Anyhow, laid a lot of groundwork, and actually got a ton of things done today, but tomorrow and Saturday are going to be the big integration days. Oh, and Forrest is getting in tonight, and will be in in the morning. And we have a great camera so hopefully we’ll have a lot more pictures and videos tomorrow…and I’ll try not to be blogging around midnight…

3 Responses
  1. Bennett Dawson

    Exciting stuff, Jon! The specs on the camera are impressive. Will you be shooting in slow motion video or high speed still frames? Perhaps switching from one mode to the other for alternate parabolas? Amazing what $300 will get you these days. Moores Law for digital cameras…

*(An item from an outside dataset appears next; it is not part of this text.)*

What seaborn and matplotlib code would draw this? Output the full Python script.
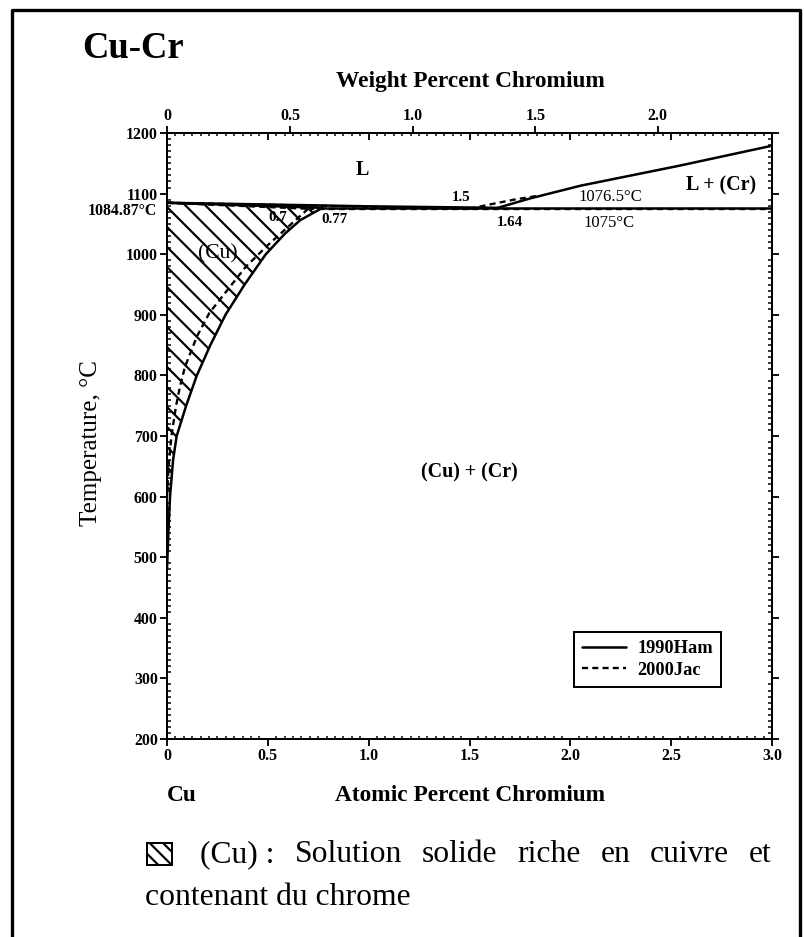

    I like the idea of an alternate “just in case”. Having that base covered insures that the two main players will be up to the task. I look forward to watching this flight play out.

    Best of luck!

  2. Richard Carpenter

    I can’t stress enough that you are proficient at every phase of your experiment. Your team will be disoriented and virtually no work will be completed between parabolas except when we break to for course reversals. You will not be able do do any fine work under 1.8g acceleration. You will be uncoordinated due to the weight of your arms alone. Try to minimize the motions required and coordinate is all in advance.

    You are going to have your heads down and involved in what you are doing. That will send even more confusing motion cues to your brain. The more movement you make in the early part of the flight, the more likely you will be ill in the latter.